CBS News was once considered the gold standard of American journalism. Yes, Archie Bunker didn't like him, but longtime CBS anchorman Walter Cronkite was culturally considered “the most trusted man in America.” When Cronkite ended his broadcasts, “And that’s the way it is,” viewers believed him. And, by proxy, they believed CBS.
That reputation has eroded. And not just because of changing media habits, but because CBS increasingly came to be seen as an institution with a left-leaning slant. It wasn’t invented by right-wing pundits; it was documented by people who knew CBS from the inside. Bernie Goldberg, who worked for CBS for nearly three decades, blew the whistle in his 2001 bestseller Bias: A CBS Insider Exposes How the Media Distort the News.
Goldberg wasn’t a conservative crusader; he was a veteran newsman frustrated that his network no longer seemed capable of seeing its own blind spots. He argued that the bias wasn’t malicious — it was cultural. In newsrooms dominated almost, if not completely, by progressives, journalists didn’t even realize when their worldview colored their coverage.
Goldberg pointed to how CBS framed stories about taxes, welfare, or gun rights. The “good guys” and “bad guys” were pre-decided, and dissenting views were treated as outliers or fringe. To millions of viewers, CBS stopped sounding like a mirror of America and started sounding like an editorial page. It was the place to See B.S.
In 2004, Dan Rather — who had taken over the anchor slot when Cronkite retired in the 1980s — aired a bombshell report alleging that George W. Bush had received preferential treatment in the National Guard during the Vietnam War.
The problem? The documents backing the story turned out to be fake. The fallout was catastrophic. Rather was forced out, producers were fired, and CBS’s credibility took a hit it’s never fully recovered from.
That episode didn’t just expose sloppy journalism; it confirmed what critics like Goldberg had been warning about: Political bias had clouded the network’s judgment.
Bari Weiss’ appointment makes sense. She’s not a product of the broadcast establishment, and that’s her value. Weiss made her name as an independent thinker — first at The New York Times, where she left over what she described as a stifling ideological culture, and later as founder of The Free Press, her own media venture committed to open debate and intellectual honesty.
She’s often branded a conservative by the left, but she’s anything but. She is a center-left classical liberal who supports same-sex marriage, abortion, and more. She is a free speech advocate, saying all voices should be heard.
That mindset is exactly what CBS needs. Traditional networks have been hemorrhaging viewers and credibility for years, especially among independents and conservatives who no longer trust mainstream news.
The skeptics do have a point: Running a broadcast newsroom is a different beast than running a Substack page. But the bigger issue isn’t whether Weiss can direct camera angles or manage anchor egos — she’ll have a team for that. The question is whether she can change a culture.

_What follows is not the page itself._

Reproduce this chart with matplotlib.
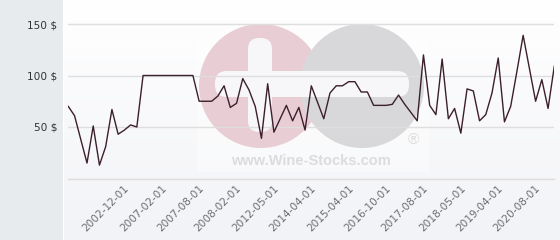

If she can restore a spirit of curiosity, fairness, and intellectual diversity — if she can make CBS a place where Americans of all stripes believe they’ll get the full story, not just one side — she’ll have achieved something no one in broadcast news has managed in a generation.
Consider14
this exchange between Archie and Edith Bunker in the 1971 episode of All In The Family, “Man on the Street”:
Archie: Edith, what channel is Cronkite on?
Edith: Channel 2, Archie. The one we don't watch 'cause you always say Walter Cronkite is a Communist.
Archie: I never said that, Edith. The man ain't all red.
In today's political terms, Bari Weiss' assignment is to make viewers feel CBS isn’t all Blue State or all Red State. And that’s the way it … can be.